STATED PROBLEM
Pictures are not part of the copy. Retype the lines from the first one through the line that contains "import pandas as pd".

COLLECTED MATERIAL
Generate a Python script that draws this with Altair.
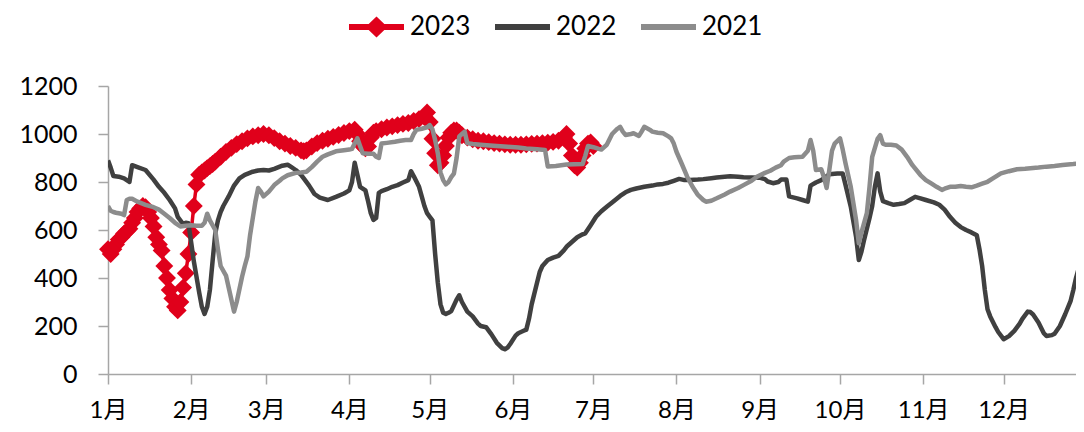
import altair as alt
import pandas as pd

# ---------------- data (day of year, value) ----------------
days_2023 = [0, 1, 2, 3, 4, 5, 6, 7, 8, 9, 10, 11, 12, 13, 14, 15, 16, 17, 18, 19, 20, 21, 22, 23, 24, 25, 26, 27, 28, 29,
             30, 31, 32, 33, 34, 35, 36, 37, 38, 39, 40, 42, 44, 46, 48, 50, 52, 54, 56, 58, 60, 62, 64, 66, 68, 70, 72, 73,
             74, 76, 78, 80, 82, 84, 86, 88, 90, 92, 93, 94, 95, 96, 97, 98, 99, 100, 102, 104, 106, 108, 110, 112, 114,
             116, 118, 119, 120, 121, 122, 123, 124, 125, 126, 127, 128, 129, 130, 131, 132, 134, 136, 138, 140, 142, 144,
             146, 148, 150, 152, 154, 156, 158, 160, 162, 164, 166, 168, 170, 171, 172, 173, 174, 175, 176, 177, 178, 179,
             180, 181]
vals_2023 = [520, 500, 520, 540, 560, 570, 585, 595, 605, 630, 650, 675, 690, 700, 695, 675, 650, 615, 570, 540, 515, 450,
             400, 350, 315, 280, 265, 300, 360, 420, 500, 590, 700, 790, 830, 840, 848, 858, 866, 875, 885, 905, 925, 942,
             958, 970, 982, 990, 995, 1000, 995, 983, 970, 960, 950, 942, 932, 928, 932, 948, 962, 972, 980, 988, 996, 1004,
             1012, 1018, 1000, 970, 950, 940, 948, 985, 1005, 1012, 1020, 1027, 1032, 1037, 1042, 1046, 1054, 1062, 1072,
             1090, 1050, 980, 920, 870, 880, 910, 950, 985, 1005, 1015, 1015, 1005, 995, 985, 978, 972, 970, 966, 962, 960,
             957, 955, 955, 955, 957, 959, 960, 962, 964, 967, 972, 985, 1000, 960, 910, 870, 860, 880, 910, 940, 960, 965,
             950]

days_2022 = [0, 1, 2, 4, 6, 8, 9, 11, 14, 17, 19, 21, 23, 25, 26, 28, 29, 30, 31, 32, 34, 35, 36, 37, 38, 39, 40, 41, 42,
             43, 45, 47, 49, 51, 54, 56, 58, 60, 62, 65, 67, 68, 70, 72, 73, 75, 77, 79, 82, 85, 88, 90, 91, 92, 93, 94, 96,
             97, 98, 99, 100, 101, 102, 104, 106, 108, 110, 112, 113, 114, 116, 117, 118, 119, 120, 121, 122, 123, 124, 125,
             126, 127, 128, 130, 131, 132, 134, 136, 138, 139, 141, 143, 145, 147, 148, 149, 150, 152, 153, 155, 156, 157,
             158, 160, 161, 162, 164, 166, 168, 170, 171, 173, 175, 177, 178, 180, 182, 184, 186, 188, 191, 193, 195, 197,
             200, 203, 205, 207, 209, 211, 213, 215, 217, 220, 222, 225, 227, 230, 232, 235, 237, 240, 243, 245, 246, 248,
             250, 251, 253, 254, 257, 259, 261, 262, 264, 266, 269, 272, 274, 275, 277, 279, 280, 281, 282, 284, 285, 286,
             287, 288, 289, 291, 293, 295, 297, 299, 301, 303, 305, 308, 310, 312, 314, 316, 318, 320, 322, 324, 325, 326,
             327, 328, 329, 331, 332, 334, 336, 338, 340, 341, 343, 344, 345, 347, 349, 350, 352, 353, 355, 357, 359, 360,
             361, 362, 364]
vals_2022 = [890, 860, 825, 822, 815, 800, 870, 862, 850, 810, 780, 755, 725, 690, 655, 625, 630, 628, 550, 470, 340, 280,
             250, 280, 350, 470, 585, 640, 675, 700, 740, 785, 815, 830, 843, 848, 850, 848, 855, 868, 872, 865, 850, 830,
             815, 785, 750, 735, 725, 738, 752, 765, 800, 880, 830, 780, 765, 720, 670, 642, 650, 755, 762, 770, 780, 787,
             798, 808, 845, 825, 780, 740, 700, 670, 655, 640, 500, 380, 290, 255, 250, 255, 262, 310, 328, 300, 260, 240,
             210, 200, 195, 165, 130, 108, 103, 110, 125, 160, 170, 180, 185, 230, 290, 380, 425, 450, 475, 485, 492, 515,
             530, 550, 570, 582, 586, 620, 655, 678, 697, 715, 742, 757, 767, 773, 780, 785, 790, 792, 797, 805, 813, 808,
             808, 810, 812, 816, 819, 822, 824, 822, 820, 819, 818, 812, 802, 795, 800, 810, 810, 740, 732, 725, 718, 785,
             798, 808, 832, 835, 835, 790, 697, 570, 475, 510, 560, 650, 700, 780, 836, 760, 720, 712, 705, 708, 712, 725,
             738, 732, 725, 715, 705, 685, 655, 630, 612, 600, 590, 578, 520, 450, 350, 270, 240, 195, 175, 145, 158, 180,
             210, 230, 260, 258, 248, 215, 170, 158, 162, 168, 200, 250, 305, 350, 400, 440, 505]

days_2021 = [0, 1, 2, 3, 5, 6, 7, 8, 9, 11, 14, 17, 19, 21, 23, 25, 27, 29, 31, 33, 35, 36, 37, 38, 40, 41, 42, 44, 45, 47,
             48, 50, 51, 52, 53, 54, 55, 56, 57, 58, 60, 62, 64, 65, 67, 70, 72, 74, 76, 78, 80, 82, 85, 88, 90, 91, 92, 93,
             94, 95, 97, 99, 100, 101, 102, 104, 107, 109, 111, 113, 114, 115, 117, 119, 120, 121, 122, 123, 124, 125, 126,
             127, 128, 129, 130, 131, 132, 133, 134, 136, 140, 145, 149, 153, 156, 160, 163, 164, 167, 169, 171, 174, 177,
             178, 179, 181, 183, 184, 186, 188, 190, 191, 192, 193, 195, 196, 198, 199, 200, 202, 203, 205, 207, 209, 210,
             211, 212, 214, 216, 218, 220, 222, 223, 225, 227, 230, 232, 235, 237, 240, 242, 245, 247, 249, 251, 252, 254,
             256, 259, 261, 262, 263, 264, 266, 267, 268, 269, 270, 271, 273, 274, 275, 277, 279, 280, 281, 283, 284, 285,
             287, 288, 289, 290, 292, 294, 296, 298, 300, 303, 305, 307, 309, 311, 312, 314, 316, 318, 320, 322, 324, 326,
             328, 330, 333, 336, 339, 342, 344, 347, 350, 353, 356, 360, 364]
vals_2021 = [700, 680, 675, 672, 668, 662, 725, 730, 730, 718, 705, 695, 685, 668, 650, 630, 615, 618, 620, 618, 618, 630,
             668, 640, 600, 520, 450, 410, 360, 260, 300, 405, 450, 490, 580, 650, 720, 775, 760, 740, 760, 787, 805, 815,
             828, 838, 840, 843, 862, 885, 905, 915, 928, 932, 935, 938, 960, 982, 950, 920, 918, 918, 905, 900, 960, 963,
             968, 972, 975, 975, 1000, 1017, 1022, 1028, 1037, 1020, 975, 920, 840, 808, 790, 800, 820, 835, 900, 990,
             1000, 1010, 962, 958, 954, 950, 947, 944, 940, 936, 933, 865, 867, 870, 873, 874, 875, 910, 950, 945, 938,
             935, 955, 1000, 1022, 1030, 1010, 996, 1000, 1003, 992, 1010, 1030, 1018, 1010, 1005, 1003, 990, 982, 960,
             926, 875, 822, 780, 746, 725, 718, 722, 732, 748, 760, 775, 787, 805, 822, 838, 847, 860, 870, 885, 900, 903,
             905, 930, 975, 930, 850, 853, 820, 775, 850, 930, 960, 982, 935, 880, 780, 640, 545, 590, 670, 780, 905, 980,
             995, 960, 955, 955, 952, 935, 905, 870, 829, 808, 794, 780, 767, 772, 780, 780, 783, 780, 778, 785, 793, 801,
             815, 836, 845, 853, 855, 857, 860, 864, 867, 871, 875, 880]

years = ["2023", "2022", "2021"]
colors = ["#e0001b", "#404040", "#8c8c8c"]
month_ticks = [0, 31, 59, 90, 120, 151, 181, 212, 243, 273, 304, 334]
month_labels = ["1月", "2月", "3月", "4月", "5月", "6月", "7月", "8月", "9月", "10月", "11月", "12月"]
y_ticks = [0, 200, 400, 600, 800, 1000, 1200]

# ---------------- tables ----------------
df23 = pd.DataFrame({"day": days_2023, "value": vals_2023, "year": "2023"})
df22 = pd.DataFrame({"day": days_2022, "value": vals_2022, "year": "2022"})
df21 = pd.DataFrame({"day": days_2021, "value": vals_2021, "year": "2021"})
df_all = pd.concat([df23, df22, df21], ignore_index=True)

FONT = "Lato, 'Noto Sans CJK SC', sans-serif"
AXIS_GRAY = "#a6a6a6"

label_expr = "[" + ",".join("'%s'" % m for m in month_labels) + "][indexof([" + \
    ",".join(str(t) for t in month_ticks) + "], datum.value)]"

x_enc = alt.X("day:Q",
              scale=alt.Scale(domain=[0, 361], nice=False, zero=False),
              axis=alt.Axis(values=month_ticks, labelExpr=label_expr, title=None, grid=False,
                            tickSize=10, labelPadding=14, labelFontSize=24, labelFont=FONT,
                            labelColor="#000000", domainColor=AXIS_GRAY, tickColor=AXIS_GRAY,
                            domainWidth=1.5, tickWidth=1.5, labelFlush=False, labelOverlap=False))
y_enc = alt.Y("value:Q",
              scale=alt.Scale(domain=[0, 1200], nice=False),
              axis=alt.Axis(values=y_ticks, format="d", title=None, grid=False, tickSize=10, labelPadding=21,
                            labelFontSize=25, labelFont=FONT, labelColor="#000000",
                            domainColor=AXIS_GRAY, tickColor=AXIS_GRAY, domainWidth=1.5, tickWidth=1.5))

line23 = alt.Chart(df23).mark_line(color=colors[0], strokeWidth=3.5, clip=True).encode(x=x_enc, y=y_enc)
pts23 = alt.Chart(df23).mark_point(shape="diamond", filled=True, size=320, color=colors[0], opacity=1).encode(x=x_enc, y=y_enc)
line22 = alt.Chart(df22).mark_line(color=colors[1], strokeWidth=4.5, strokeJoin="round", clip=True).encode(x=x_enc, y=y_enc)
line21 = alt.Chart(df21).mark_line(color=colors[2], strokeWidth=4.5, strokeJoin="round", clip=True).encode(x=x_enc, y=y_enc)

# legend symbols: nominal size 30px, paths drawn beyond the unit box to reach 55px
path_line = "M-1.833,-0.2H1.833V0.2H-1.833Z"
path_23 = "M-1.833,-0.2H1.833V0.2H-1.833Z M0,-0.7L0.73,0L0,0.7L-0.73,0Z"

legend = alt.Legend(orient="none", legendX=253.5, legendY=-74, direction="horizontal", title=None,
                    labelFontSize=26, labelFont=FONT, labelColor="#000000", symbolSize=900,
                    labelOffset=18.5, columnPadding=24, padding=0, symbolStrokeWidth=0)

legend_layer = alt.Chart(df_all).transform_filter("false").mark_point(filled=True, opacity=1).encode(
    x=x_enc, y=y_enc,
    color=alt.Color("year:N", scale=alt.Scale(domain=years, range=colors), legend=legend),
    shape=alt.Shape("year:N", scale=alt.Scale(domain=years, range=[path_23, path_line, path_line]), legend=legend),
)

chart = alt.layer(line23, pts23, line22, line21, legend_layer).properties(
    width=968, height=288,
    padding={"left": 100, "top": 78, "right": 0, "bottom": 50},
    autosize=alt.AutoSizeParams(type="none"),
    background="#ffffff",
).configure_view(stroke=None)

chart.save("out.html", embed_options={"renderer": "svg", "actions": False})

CORRECT OUTPUT
Generate a Python script that draws this with Altair.
import altair as alt
import pandas as pd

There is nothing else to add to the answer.